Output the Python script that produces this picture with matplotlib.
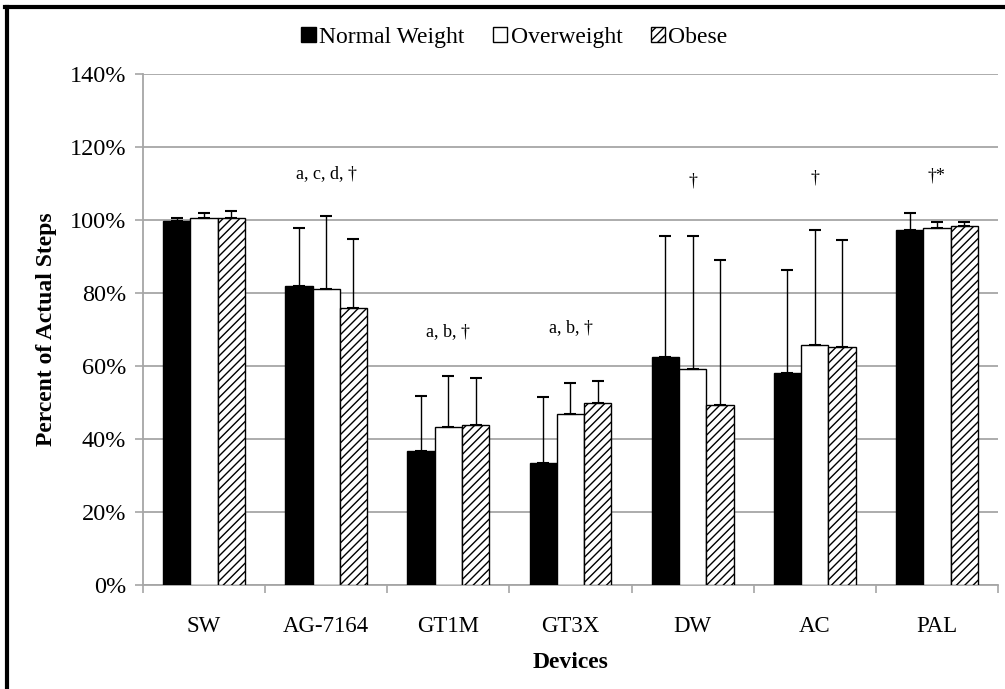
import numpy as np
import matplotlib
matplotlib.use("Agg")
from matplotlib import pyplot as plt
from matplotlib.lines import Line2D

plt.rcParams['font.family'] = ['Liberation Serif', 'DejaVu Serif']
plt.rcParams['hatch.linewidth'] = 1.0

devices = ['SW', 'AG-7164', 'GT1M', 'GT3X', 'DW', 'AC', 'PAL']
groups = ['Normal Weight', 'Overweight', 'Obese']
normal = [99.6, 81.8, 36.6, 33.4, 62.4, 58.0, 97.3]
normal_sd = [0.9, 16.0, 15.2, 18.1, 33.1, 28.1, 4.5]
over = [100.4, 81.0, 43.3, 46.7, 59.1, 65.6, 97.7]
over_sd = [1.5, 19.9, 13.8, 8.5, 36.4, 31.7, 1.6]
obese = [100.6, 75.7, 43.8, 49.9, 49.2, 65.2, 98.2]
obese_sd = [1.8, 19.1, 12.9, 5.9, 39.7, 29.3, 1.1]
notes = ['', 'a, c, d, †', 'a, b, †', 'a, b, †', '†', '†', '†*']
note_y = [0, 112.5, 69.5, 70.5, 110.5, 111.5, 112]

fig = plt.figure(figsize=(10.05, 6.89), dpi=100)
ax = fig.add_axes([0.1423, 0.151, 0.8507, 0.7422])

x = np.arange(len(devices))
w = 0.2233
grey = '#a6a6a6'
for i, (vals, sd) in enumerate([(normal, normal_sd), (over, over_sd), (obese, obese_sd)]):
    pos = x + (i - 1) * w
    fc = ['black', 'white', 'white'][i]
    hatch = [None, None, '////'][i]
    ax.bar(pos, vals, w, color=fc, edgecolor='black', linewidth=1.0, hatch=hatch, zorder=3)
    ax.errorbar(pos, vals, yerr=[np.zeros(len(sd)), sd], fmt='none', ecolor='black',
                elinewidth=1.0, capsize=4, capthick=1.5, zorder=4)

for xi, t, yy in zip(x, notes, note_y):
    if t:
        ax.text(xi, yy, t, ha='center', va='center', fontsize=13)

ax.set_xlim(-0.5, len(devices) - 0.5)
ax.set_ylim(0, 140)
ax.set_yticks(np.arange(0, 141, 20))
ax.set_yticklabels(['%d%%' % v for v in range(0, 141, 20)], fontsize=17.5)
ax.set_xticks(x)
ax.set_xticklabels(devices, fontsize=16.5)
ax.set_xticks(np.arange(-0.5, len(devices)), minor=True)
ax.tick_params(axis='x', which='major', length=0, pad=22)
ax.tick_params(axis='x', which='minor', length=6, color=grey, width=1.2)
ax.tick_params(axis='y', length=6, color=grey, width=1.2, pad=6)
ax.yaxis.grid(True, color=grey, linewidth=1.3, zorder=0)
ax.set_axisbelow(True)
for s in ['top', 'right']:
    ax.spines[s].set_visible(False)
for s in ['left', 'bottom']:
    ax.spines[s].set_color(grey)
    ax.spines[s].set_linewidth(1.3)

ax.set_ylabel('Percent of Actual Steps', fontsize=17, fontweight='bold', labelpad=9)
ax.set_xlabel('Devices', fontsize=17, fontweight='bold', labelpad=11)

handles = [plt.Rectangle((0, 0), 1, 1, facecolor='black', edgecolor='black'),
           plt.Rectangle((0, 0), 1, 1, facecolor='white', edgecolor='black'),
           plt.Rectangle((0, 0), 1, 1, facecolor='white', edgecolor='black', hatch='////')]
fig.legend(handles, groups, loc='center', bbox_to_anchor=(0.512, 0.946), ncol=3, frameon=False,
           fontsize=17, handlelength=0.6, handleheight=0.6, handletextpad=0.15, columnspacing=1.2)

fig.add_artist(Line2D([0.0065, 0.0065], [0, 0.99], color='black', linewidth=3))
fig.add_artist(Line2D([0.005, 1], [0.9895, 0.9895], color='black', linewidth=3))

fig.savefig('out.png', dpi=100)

*****

_What is asked_. Reproduce only the lines from the beginning of the data through the line that contains "plt.rcParams['hatch.linewidth'] = 1.0", both included, and please drop the pictures.

_Response_.
Output the Python script that produces this picture with matplotlib.
import numpy as np
import matplotlib
matplotlib.use("Agg")
from matplotlib import pyplot as plt
from matplotlib.lines import Line2D

plt.rcParams['font.family'] = ['Liberation Serif', 'DejaVu Serif']
plt.rcParams['hatch.linewidth'] = 1.0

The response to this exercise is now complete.